• [WHAT YOU ARE ASKED TO DO]: Give back the full listing verbatim, apart from its images.

• [INFORMATION SHOWN]:
^^^^
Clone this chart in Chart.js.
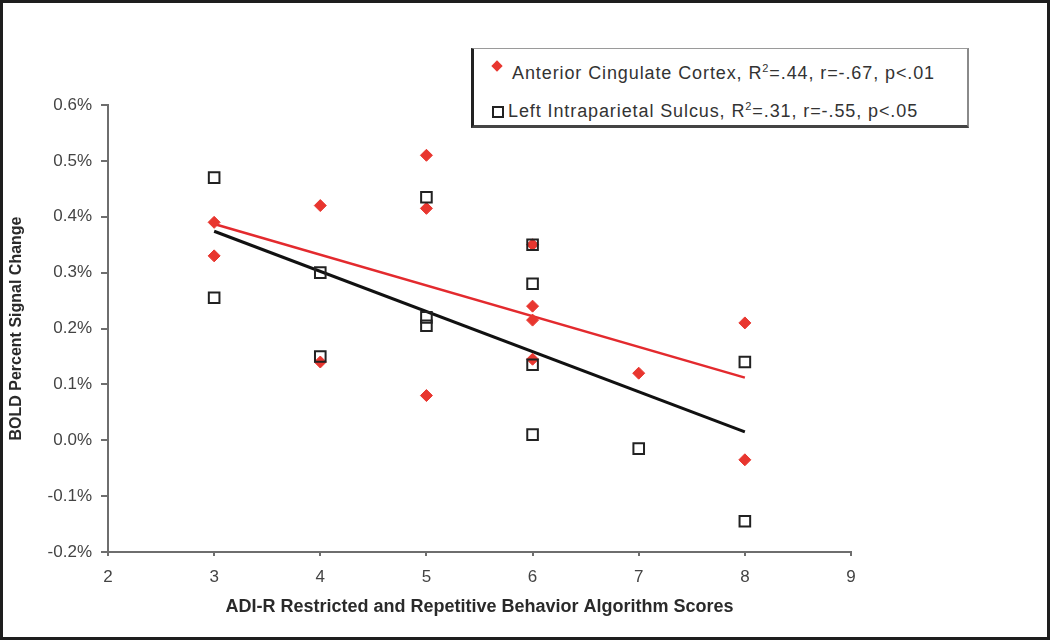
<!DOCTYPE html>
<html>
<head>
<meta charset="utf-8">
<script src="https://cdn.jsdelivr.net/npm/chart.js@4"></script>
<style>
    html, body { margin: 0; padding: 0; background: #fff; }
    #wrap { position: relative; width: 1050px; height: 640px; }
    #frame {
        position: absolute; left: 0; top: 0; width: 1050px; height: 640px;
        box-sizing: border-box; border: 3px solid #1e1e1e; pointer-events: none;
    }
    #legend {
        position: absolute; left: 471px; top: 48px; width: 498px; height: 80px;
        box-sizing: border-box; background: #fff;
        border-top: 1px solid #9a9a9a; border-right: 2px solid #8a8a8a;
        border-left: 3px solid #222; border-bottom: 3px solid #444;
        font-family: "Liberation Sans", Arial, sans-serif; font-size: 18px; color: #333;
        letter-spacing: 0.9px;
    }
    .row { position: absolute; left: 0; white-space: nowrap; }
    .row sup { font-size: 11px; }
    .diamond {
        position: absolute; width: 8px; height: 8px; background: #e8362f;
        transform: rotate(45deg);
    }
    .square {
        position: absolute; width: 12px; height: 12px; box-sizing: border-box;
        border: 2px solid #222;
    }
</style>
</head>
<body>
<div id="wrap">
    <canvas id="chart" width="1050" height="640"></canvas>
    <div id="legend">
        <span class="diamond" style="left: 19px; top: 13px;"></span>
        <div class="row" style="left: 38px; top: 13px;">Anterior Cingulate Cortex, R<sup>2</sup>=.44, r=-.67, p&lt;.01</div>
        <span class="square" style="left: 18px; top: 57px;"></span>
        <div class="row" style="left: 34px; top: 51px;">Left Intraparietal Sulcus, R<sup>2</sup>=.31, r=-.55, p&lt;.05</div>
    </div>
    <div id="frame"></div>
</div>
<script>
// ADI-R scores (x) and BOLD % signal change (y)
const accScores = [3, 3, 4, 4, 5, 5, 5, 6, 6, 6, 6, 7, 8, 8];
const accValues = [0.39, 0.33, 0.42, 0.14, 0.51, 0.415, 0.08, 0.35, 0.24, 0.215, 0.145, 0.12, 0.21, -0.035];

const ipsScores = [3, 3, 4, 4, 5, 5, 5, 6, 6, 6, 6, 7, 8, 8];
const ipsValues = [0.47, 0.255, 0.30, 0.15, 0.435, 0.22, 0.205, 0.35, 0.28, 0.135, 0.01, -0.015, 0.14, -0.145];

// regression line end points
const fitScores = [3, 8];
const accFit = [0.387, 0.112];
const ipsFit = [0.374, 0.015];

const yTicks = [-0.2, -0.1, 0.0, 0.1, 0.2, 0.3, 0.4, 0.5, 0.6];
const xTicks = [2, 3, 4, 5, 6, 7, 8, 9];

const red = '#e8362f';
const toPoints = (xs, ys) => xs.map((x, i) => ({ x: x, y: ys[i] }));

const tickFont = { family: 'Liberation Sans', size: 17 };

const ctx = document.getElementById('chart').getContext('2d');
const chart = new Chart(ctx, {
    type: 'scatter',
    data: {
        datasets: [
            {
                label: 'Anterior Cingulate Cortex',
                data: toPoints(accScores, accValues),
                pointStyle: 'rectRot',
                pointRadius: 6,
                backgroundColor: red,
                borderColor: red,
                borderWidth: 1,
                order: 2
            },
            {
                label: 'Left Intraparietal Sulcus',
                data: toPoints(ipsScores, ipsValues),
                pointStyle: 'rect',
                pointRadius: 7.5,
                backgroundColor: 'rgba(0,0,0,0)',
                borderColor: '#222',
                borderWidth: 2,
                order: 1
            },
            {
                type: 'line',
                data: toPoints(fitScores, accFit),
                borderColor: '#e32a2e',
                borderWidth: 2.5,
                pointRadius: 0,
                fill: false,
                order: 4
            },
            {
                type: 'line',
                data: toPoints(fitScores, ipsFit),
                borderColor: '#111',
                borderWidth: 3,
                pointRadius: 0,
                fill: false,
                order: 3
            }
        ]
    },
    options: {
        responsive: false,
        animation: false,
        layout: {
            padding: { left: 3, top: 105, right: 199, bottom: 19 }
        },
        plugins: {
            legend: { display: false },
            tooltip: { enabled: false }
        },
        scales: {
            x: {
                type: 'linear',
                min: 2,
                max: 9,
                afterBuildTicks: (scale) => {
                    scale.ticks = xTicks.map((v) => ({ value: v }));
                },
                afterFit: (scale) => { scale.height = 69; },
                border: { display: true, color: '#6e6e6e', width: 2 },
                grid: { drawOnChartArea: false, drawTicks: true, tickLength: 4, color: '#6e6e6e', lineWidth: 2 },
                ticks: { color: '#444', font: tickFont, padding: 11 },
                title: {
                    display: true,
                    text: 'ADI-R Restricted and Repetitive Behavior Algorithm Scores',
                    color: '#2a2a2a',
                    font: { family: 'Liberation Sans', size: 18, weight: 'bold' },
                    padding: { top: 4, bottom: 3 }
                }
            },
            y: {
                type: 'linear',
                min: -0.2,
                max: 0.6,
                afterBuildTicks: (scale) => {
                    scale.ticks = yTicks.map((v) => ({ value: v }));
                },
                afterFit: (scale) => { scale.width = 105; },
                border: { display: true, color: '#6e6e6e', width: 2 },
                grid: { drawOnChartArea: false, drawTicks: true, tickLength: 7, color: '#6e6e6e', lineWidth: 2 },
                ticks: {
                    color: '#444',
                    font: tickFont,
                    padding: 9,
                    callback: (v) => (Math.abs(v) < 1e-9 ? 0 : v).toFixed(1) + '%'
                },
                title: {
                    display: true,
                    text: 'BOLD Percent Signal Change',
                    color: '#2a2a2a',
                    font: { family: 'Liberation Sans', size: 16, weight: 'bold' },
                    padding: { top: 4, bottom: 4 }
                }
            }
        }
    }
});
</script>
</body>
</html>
^^^^
• [FULL OUTPUT]:
Clone this chart in Chart.js.
<!DOCTYPE html>
<html>
<head>
<meta charset="utf-8">
<script src="https://cdn.jsdelivr.net/npm/chart.js@4"></script>
<style>
    html, body { margin: 0; padding: 0; background: #fff; }
    #wrap { position: relative; width: 1050px; height: 640px; }
    #frame {
        position: absolute; left: 0; top: 0; width: 1050px; height: 640px;
        box-sizing: border-box; border: 3px solid #1e1e1e; pointer-events: none;
    }
    #legend {
        position: absolute; left: 471px; top: 48px; width: 498px; height: 80px;
        box-sizing: border-box; background: #fff;
        border-top: 1px solid #9a9a9a; border-right: 2px solid #8a8a8a;
        border-left: 3px solid #222; border-bottom: 3px solid #444;
        font-family: "Liberation Sans", Arial, sans-serif; font-size: 18px; color: #333;
        letter-spacing: 0.9px;
    }
    .row { position: absolute; left: 0; white-space: nowrap; }
    .row sup { font-size: 11px; }
    .diamond {
        position: absolute; width: 8px; height: 8px; background: #e8362f;
        transform: rotate(45deg);
    }
    .square {
        position: absolute; width: 12px; height: 12px; box-sizing: border-box;
        border: 2px solid #222;
    }
</style>
</head>
<body>
<div id="wrap">
    <canvas id="chart" width="1050" height="640"></canvas>
    <div id="legend">
        <span class="diamond" style="left: 19px; top: 13px;"></span>
        <div class="row" style="left: 38px; top: 13px;">Anterior Cingulate Cortex, R<sup>2</sup>=.44, r=-.67, p&lt;.01</div>
        <span class="square" style="left: 18px; top: 57px;"></span>
        <div class="row" style="left: 34px; top: 51px;">Left Intraparietal Sulcus, R<sup>2</sup>=.31, r=-.55, p&lt;.05</div>
    </div>
    <div id="frame"></div>
</div>
<script>
// ADI-R scores (x) and BOLD % signal change (y)
const accScores = [3, 3, 4, 4, 5, 5, 5, 6, 6, 6, 6, 7, 8, 8];
const accValues = [0.39, 0.33, 0.42, 0.14, 0.51, 0.415, 0.08, 0.35, 0.24, 0.215, 0.145, 0.12, 0.21, -0.035];

const ipsScores = [3, 3, 4, 4, 5, 5, 5, 6, 6, 6, 6, 7, 8, 8];
const ipsValues = [0.47, 0.255, 0.30, 0.15, 0.435, 0.22, 0.205, 0.35, 0.28, 0.135, 0.01, -0.015, 0.14, -0.145];

// regression line end points
const fitScores = [3, 8];
const accFit = [0.387, 0.112];
const ipsFit = [0.374, 0.015];

const yTicks = [-0.2, -0.1, 0.0, 0.1, 0.2, 0.3, 0.4, 0.5, 0.6];
const xTicks = [2, 3, 4, 5, 6, 7, 8, 9];

const red = '#e8362f';
const toPoints = (xs, ys) => xs.map((x, i) => ({ x: x, y: ys[i] }));

const tickFont = { family: 'Liberation Sans', size: 17 };

const ctx = document.getElementById('chart').getContext('2d');
const chart = new Chart(ctx, {
    type: 'scatter',
    data: {
        datasets: [
            {
                label: 'Anterior Cingulate Cortex',
                data: toPoints(accScores, accValues),
                pointStyle: 'rectRot',
                pointRadius: 6,
                backgroundColor: red,
                borderColor: red,
                borderWidth: 1,
                order: 2
            },
            {
                label: 'Left Intraparietal Sulcus',
                data: toPoints(ipsScores, ipsValues),
                pointStyle: 'rect',
                pointRadius: 7.5,
                backgroundColor: 'rgba(0,0,0,0)',
                borderColor: '#222',
                borderWidth: 2,
                order: 1
            },
            {
                type: 'line',
                data: toPoints(fitScores, accFit),
                borderColor: '#e32a2e',
                borderWidth: 2.5,
                pointRadius: 0,
                fill: false,
                order: 4
            },
            {
                type: 'line',
                data: toPoints(fitScores, ipsFit),
                borderColor: '#111',
                borderWidth: 3,
                pointRadius: 0,
                fill: false,
                order: 3
            }
        ]
    },
    options: {
        responsive: false,
        animation: false,
        layout: {
            padding: { left: 3, top: 105, right: 199, bottom: 19 }
        },
        plugins: {
            legend: { display: false },
            tooltip: { enabled: false }
        },
        scales: {
            x: {
                type: 'linear',
                min: 2,
                max: 9,
                afterBuildTicks: (scale) => {
                    scale.ticks = xTicks.map((v) => ({ value: v }));
                },
                afterFit: (scale) => { scale.height = 69; },
                border: { display: true, color: '#6e6e6e', width: 2 },
                grid: { drawOnChartArea: false, drawTicks: true, tickLength: 4, color: '#6e6e6e', lineWidth: 2 },
                ticks: { color: '#444', font: tickFont, padding: 11 },
                title: {
                    display: true,
                    text: 'ADI-R Restricted and Repetitive Behavior Algorithm Scores',
                    color: '#2a2a2a',
                    font: { family: 'Liberation Sans', size: 18, weight: 'bold' },
                    padding: { top: 4, bottom: 3 }
                }
            },
            y: {
                type: 'linear',
                min: -0.2,
                max: 0.6,
                afterBuildTicks: (scale) => {
                    scale.ticks = yTicks.map((v) => ({ value: v }));
                },
                afterFit: (scale) => { scale.width = 105; },
                border: { display: true, color: '#6e6e6e', width: 2 },
                grid: { drawOnChartArea: false, drawTicks: true, tickLength: 7, color: '#6e6e6e', lineWidth: 2 },
                ticks: {
                    color: '#444',
                    font: tickFont,
                    padding: 9,
                    callback: (v) => (Math.abs(v) < 1e-9 ? 0 : v).toFixed(1) + '%'
                },
                title: {
                    display: true,
                    text: 'BOLD Percent Signal Change',
                    color: '#2a2a2a',
                    font: { family: 'Liberation Sans', size: 16, weight: 'bold' },
                    padding: { top: 4, bottom: 4 }
                }
            }
        }
    }
});
</script>
</body>
</html>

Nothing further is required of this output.